Monday, 3 October 2016

Apples and Berries

The older apple trees in the orchard (the ones planted some twenty years ago) have started ripening, and some are falling on windier days. While these don't tend to be ripe, and aren't great for eating (you can cook them: we may use some for mincemeat), they make brilliant fruit juice. Our apple juice endeavours in the past have been hard work, because before you press the apples, you have to crush them.
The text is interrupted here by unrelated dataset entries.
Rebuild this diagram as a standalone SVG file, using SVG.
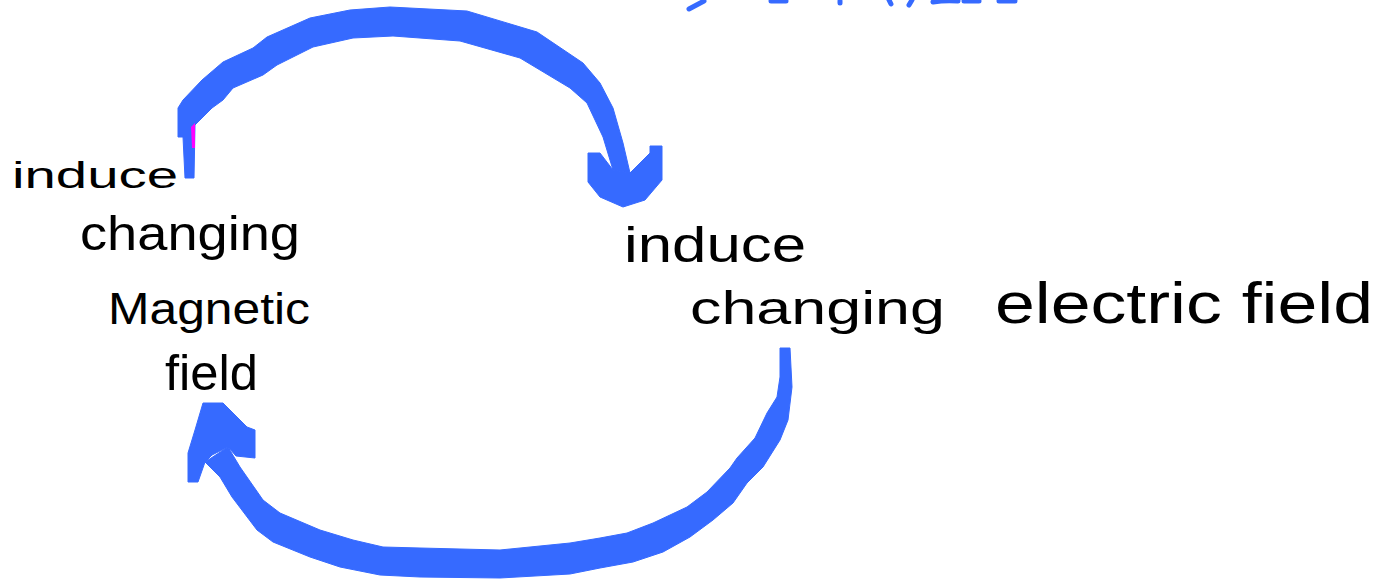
<svg xmlns="http://www.w3.org/2000/svg" width="1392" height="579" viewBox="0 0 1392 579">
  <style>
    .ink { font-family: "Liberation Sans", Arial, sans-serif; fill: #000; }
    .band { fill: #366AFF; stroke: #366AFF; stroke-width: 1; stroke-linejoin: round; }
    .scrap { fill: none; stroke: #366AFF; stroke-width: 5; stroke-linecap: round; }
  </style>

  <rect width="1392" height="579" fill="#fff"/>

  <!-- clipped ink strokes along the top edge -->
  <g id="top-strokes">
    <path class="scrap" d="M689,9 L704,1"/>
    <path class="scrap" d="M771,1 L786,1"/>
    <path class="scrap" d="M840,1 L840,3"/>
    <path class="scrap" d="M889,0 L891,4"/>
    <path class="scrap" d="M912,0 L909,5"/>
    <path class="scrap" d="M933,2 Q945,0 958,1"/>
    <path class="scrap" d="M964,1 L979,1"/>
    <path class="scrap" d="M999,1 L1015,1"/>
  </g>

  <!-- left node -->
  <g id="node-magnetic">
    <text class="ink" x="12" y="188" font-size="36" textLength="166" lengthAdjust="spacingAndGlyphs">induce</text>
    <text class="ink" x="80" y="250" font-size="48" textLength="220" lengthAdjust="spacingAndGlyphs">changing</text>
    <text class="ink" x="108" y="324" font-size="44" textLength="202" lengthAdjust="spacingAndGlyphs">Magnetic</text>
    <text class="ink" x="165" y="390" font-size="50" textLength="93" lengthAdjust="spacingAndGlyphs">field</text>
  </g>

  <!-- right node -->
  <g id="node-electric">
    <text class="ink" x="624" y="262" font-size="50" textLength="182" lengthAdjust="spacingAndGlyphs">induce</text>
    <text class="ink" x="690" y="324" font-size="46" textLength="255" lengthAdjust="spacingAndGlyphs">changing</text>
    <text class="ink" x="995" y="323" font-size="58" textLength="378" lengthAdjust="spacingAndGlyphs">electric field</text>
  </g>

  <!-- connectors: thick marker strokes drawn as filled bands -->
  <g id="connectors">
    <!-- magnetic -> electric, over the top -->
    <polygon class="band" points="183,137 178,137 178,108 183,100 202,80 223,62 253,48 267,37 310,18 350,10 390,7 467,11 537,32 583,63 600,83 613,108 623,143 630,173 613,170 603,137 587,103 570,88 520,58 460,41 393,36 353,38 313,47 277,65 263,75 233,88 223,100 212,108 195,125 194,178 185,178"/>
    <polygon points="191,127 195,123 195,148 192,148" fill="#FF00FF"/>
    <polygon class="band" points="588,153 600,153 613,170 630,173 650,153 650,146 662,146 662,180 645,200 623,207 600,197 588,182"/>

    <!-- electric -> magnetic, underneath -->
    <polygon class="band" points="790,348 792,387 788,420 780,440 763,467 747,483 733,503 713,520 690,537 663,552 633,562 600,568 570,574 500,578 420,577 380,575 340,567 310,557 273,542 257,530 232,497 220,477 205,462 228,447 240,467 263,500 280,513 320,530 353,540 383,547 420,548 500,550 570,543 600,538 627,533 653,523 687,507 707,492 730,468 737,458 755,438 767,413 777,397 780,377 780,348"/>
    <polygon class="band" points="203,403 223,403 247,427 255,430 255,458 236,456 228,447 212,455 205,462 198,482 188,482 188,453 195,430"/>
  </g>
</svg>
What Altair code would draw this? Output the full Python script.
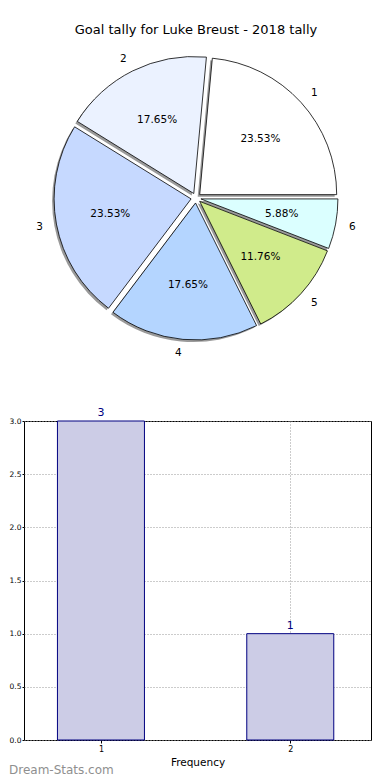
import altair as alt
import pandas as pd

# ---- data ----
goals = ["1", "2", "3", "4", "5", "6"]
tallies = [4, 3, 4, 3, 2, 1]
slice_colors = ["#FFFFFF", "#EBF2FF", "#C6D9FF", "#B4D5FF", "#D0EB8B", "#DBFFFF"]

freq_x = [1, 2]
freq_y = [3, 1]
y_ticks = [0.0, 0.5, 1.0, 1.5, 2.0, 2.5, 3.0]

title_text = "Goal tally for Luke Breust - 2018 tally"

# ---- layout constants ----
W = 347
PIE_H = 380
BAR_H = 319
CX, CY = 172, 190
R = 137
EXPL = 5

pie_df = pd.DataFrame({"goal": goals, "tally": tallies, "gnum": [int(g) for g in goals]})

base = (
    alt.Chart(pie_df)
    .transform_joinaggregate(total="sum(tally)")
    .transform_window(cum="sum(tally)", sort=[alt.SortField("gnum", order="descending")], frame=[None, 0])
    .transform_calculate(
        start="PI/2 + 2*PI*(datum.cum - datum.tally)/datum.total",
        end="PI/2 + 2*PI*datum.cum/datum.total",
    )
    .transform_calculate(mid="(datum.start + datum.end)/2")
    .transform_calculate(
        ox=f"{CX} + {EXPL}*sin(datum.mid)",
        oy=f"{CY} - {EXPL}*cos(datum.mid)",
    )
    .transform_calculate(
        lx=f"datum.ox + {1.1*R}*sin(datum.mid)",
        ly=f"datum.oy - {1.1*R}*cos(datum.mid)",
        px=f"datum.ox + {0.6*R}*sin(datum.mid)",
        py=f"datum.oy - {0.6*R}*cos(datum.mid)",
        pct="format(datum.tally/datum.total*100, '.2f') + '%'",
        side="sin(datum.mid) > 0 ? 'right' : 'left'",
    )
)

shadow = base.mark_arc(radius=R, fill="#9a9a9a", xOffset=-2, yOffset=2).encode(
    theta=alt.Theta("start:Q", scale=None),
    theta2="end:Q",
    x=alt.X("ox:Q", scale=None, axis=None),
    y=alt.Y("oy:Q", scale=None, axis=None),
)

wedges = base.mark_arc(radius=R, stroke="black", strokeWidth=0.8).encode(
    theta=alt.Theta("start:Q", scale=None),
    theta2="end:Q",
    x=alt.X("ox:Q", scale=None, axis=None),
    y=alt.Y("oy:Q", scale=None, axis=None),
    color=alt.Color("goal:N", scale=alt.Scale(domain=goals, range=slice_colors), legend=None),
)

pct_text = base.mark_text(fontSize=10.5, color="black", align="center", baseline="middle").encode(
    x=alt.X("px:Q", scale=None, axis=None),
    y=alt.Y("py:Q", scale=None, axis=None),
    text="pct:N",
)

lab_right = base.transform_filter("datum.side == 'right'").mark_text(
    fontSize=10.5, color="black", align="left", baseline="middle"
).encode(
    x=alt.X("lx:Q", scale=None, axis=None),
    y=alt.Y("ly:Q", scale=None, axis=None),
    text="goal:N",
)
lab_left = base.transform_filter("datum.side == 'left'").mark_text(
    fontSize=10.5, color="black", align="right", baseline="middle"
).encode(
    x=alt.X("lx:Q", scale=None, axis=None),
    y=alt.Y("ly:Q", scale=None, axis=None),
    text="goal:N",
)

title_df = pd.DataFrame({"t": [title_text]})
title_mark = alt.Chart(title_df).mark_text(
    fontSize=13, color="black", align="center", baseline="middle"
).encode(x=alt.value(CX), y=alt.value(22), text="t:N")

pie = alt.layer(shadow, wedges, pct_text, lab_right, lab_left, title_mark).properties(
    width=W, height=PIE_H, view=alt.ViewBackground(stroke=None)
)

# ---- bar chart ----
bar_df = pd.DataFrame({"k": freq_x, "n": freq_y})

xenc = alt.X(
    "k:Q",
    scale=alt.Scale(domain=[0.62, 2.4], nice=False, zero=False),
    axis=alt.Axis(
        values=freq_x, format="d", title="Frequency", grid=True, gridDash=[1, 2], gridColor="#999999",
        domain=False, ticks=True, tickSize=3, tickColor="black", labelFontSize=8, labelPadding=2,
        titleFontSize=10.5, titleFontWeight="normal", titlePadding=4, labelColor="black", titleColor="black",
    ),
)
yenc = alt.Y(
    "n:Q",
    scale=alt.Scale(domain=[0, 3], nice=False),
    axis=alt.Axis(
        values=y_ticks, format=".1f", title=None, grid=True, gridDash=[1, 2], gridColor="#999999",
        domain=False, ticks=True, tickSize=2, tickColor="black", labelFontSize=7.5, labelPadding=1,
        labelColor="black",
    ),
)

bars = alt.Chart(bar_df).mark_bar(size=87, fill="#CCCCE6", stroke="#000080", strokeWidth=1).encode(
    x=xenc, y=yenc
)
bar_labels = alt.Chart(bar_df).mark_text(
    fontSize=11, color="#000080", baseline="bottom", dy=-3
).encode(x="k:Q", y="n:Q", text=alt.Text("n:Q", format="d"))

wm_df = pd.DataFrame({"w": ["Dream-Stats.com"]})
watermark = alt.Chart(wm_df).mark_text(
    fontSize=12, color="#8f8f8f", align="left", baseline="middle"
).encode(x=alt.value(-15), y=alt.value(349), text="w:N")

bar = alt.layer(bars, bar_labels, watermark).properties(
    width=W, height=BAR_H, view=alt.ViewBackground(stroke="black", strokeWidth=1)
)

chart = (
    alt.vconcat(pie, bar, spacing=33, bounds="flush")
    .properties(padding=0)
    .configure(font="DejaVu Sans")
)

chart.save("out.html", embed_options={"renderer": "svg", "actions": False})
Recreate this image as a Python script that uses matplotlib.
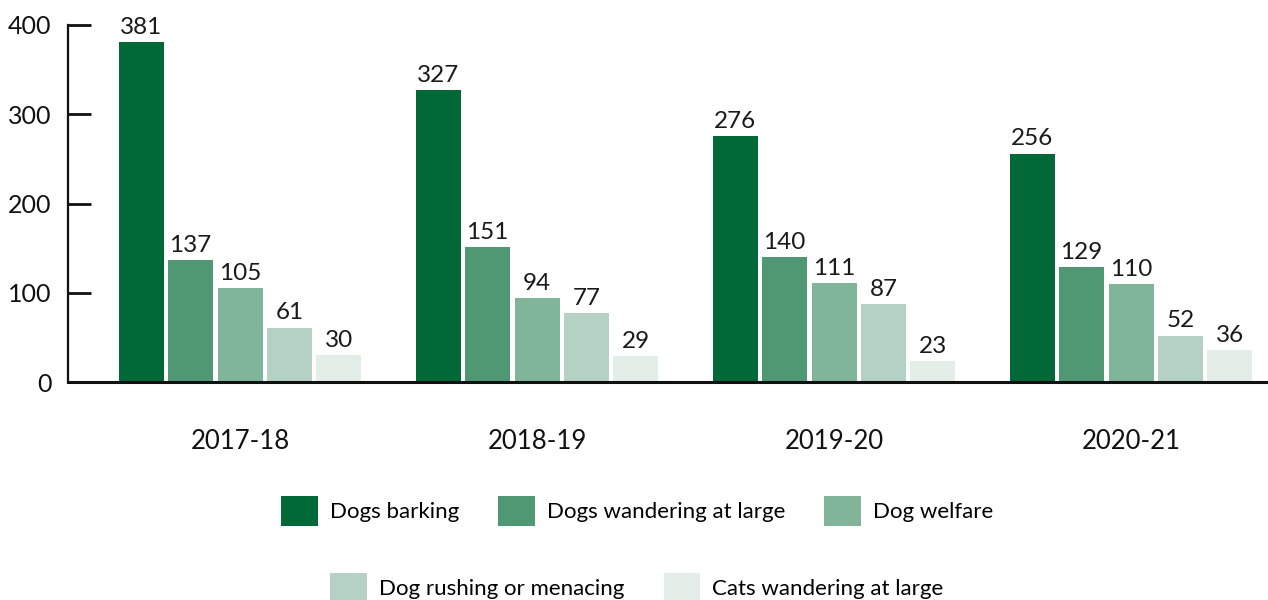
import numpy as np
import matplotlib
matplotlib.use("Agg")
import matplotlib.pyplot as plt
from matplotlib.patches import Patch

# Data
Years = ["2017-18", "2018-19", "2019-20", "2020-21"]
Series = ["Dogs barking", "Dogs wandering at large", "Dog welfare",
          "Dog rushing or menacing", "Cats wandering at large"]
DogsBarking = [381, 327, 276, 256]
DogsWandering = [137, 151, 140, 129]
DogWelfare = [105, 94, 111, 110]
DogRushing = [61, 77, 87, 52]
CatsWandering = [30, 29, 23, 36]
Colors = ["#006937", "#509873", "#81b59a", "#b4d1c3", "#e3eee8"]

AllValues = [DogsBarking, DogsWandering, DogWelfare, DogRushing, CatsWandering]

plt.rcParams['font.family'] = ['Lato', 'DejaVu Sans']

fig = plt.figure(figsize=(12.68, 6.0), dpi=100)
ax = fig.add_axes([68/1268, 1 - 382/600, 1200/1268, 357/600])

x = np.arange(len(Years))
pitch = 49.4/297
width = 45/297

for i, (vals, col, name) in enumerate(zip(AllValues, Colors, Series)):
  rects = ax.bar(x + (i - 2) * pitch, vals, width, color=col, label=name)
  for rect in rects:
    h = rect.get_height()
    ax.annotate('{}'.format(h),
      xy=(rect.get_x() + rect.get_width() / 2, h),
      xytext=(0, 3), textcoords="offset points",
      ha='center', va='bottom', fontsize=17.5, color='#1a1a1a')

ax.set_xlim((68 - 240)/297, (1268 - 240)/297)
ax.set_ylim(0, 400)
ax.set_yticks([0, 100, 200, 300, 400])
ax.set_xticks(x)
ax.set_xticklabels(Years)

for s in ['top', 'right']:
  ax.spines[s].set_visible(False)
ax.spines['left'].set_linewidth(1.6)
ax.spines['bottom'].set_linewidth(2.2)
ax.spines['left'].set_color('#111111')
ax.spines['bottom'].set_color('#111111')

ax.tick_params(axis='y', direction='in', length=16.5, width=2, pad=12,
               labelsize=18, colors='#111111')
ax.tick_params(axis='x', length=0, pad=34, labelsize=18.5, colors='#111111')

# Legend in two centered rows
h = [Patch(facecolor=c) for c in Colors]
common = dict(frameon=False, fontsize=16, handlelength=1.65, handleheight=1.7,
              handletextpad=0.55, columnspacing=1.75, borderpad=0, borderaxespad=0)
fig.legend(h[:3], Series[:3], ncol=3, loc='center',
           bbox_to_anchor=(637/1268, 1 - 511/600), **common)
fig.legend(h[3:], Series[3:], ncol=2, loc='center',
           bbox_to_anchor=(637/1268, 1 - 588/600), **common)

fig.savefig('out.png', dpi=100)
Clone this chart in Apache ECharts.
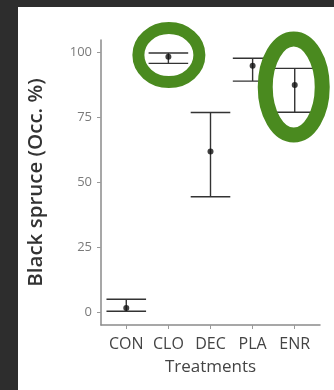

The traditional method, it appears, is to put them in a large vessel, and whack them with&emdash;essentially&emdash;a beam of wood. In the past, we've grated them, but that is hard and slow work. In anticipation of ever-increasing apple crops, we bought a powered scratter, which turned last night's job into a real pleasure. It's essentially a spinning blade attached to a 1kW motor, and it turns a trug (40l volume)) of apples into pulp in, oh, two minutes.

The pulp gets loaded into the press, which we squeeze down: from a 40l trug of apples, we get about 10&endash;12l of juice, which we pasteurize to 70°C, and bottle with a Campden tablet per gallon. Hopefully it'll store reasonably.

We also made our apple & vanilla Danishes, and almond pastries, today. They're delicious.


Almond Pastries, and Apple & Vanilla Rolls (© Ian 2016)

We started a batch of ginger wine, too (ginger, sugar and water into the slow cooker); tomorrow, that'll go into a demijohn for a couple of weeks. This time, Liz helped: it's not a surprise for her birthday!

Yesterday, we also started some berry cordial. This year it's mostly blackberries, with a few elderberries. They get boiled up, and left overnight with pectolase. Today, we strained them, added sugar and spice (cinnamon, unsurprisingly), and boiled that before bottling it.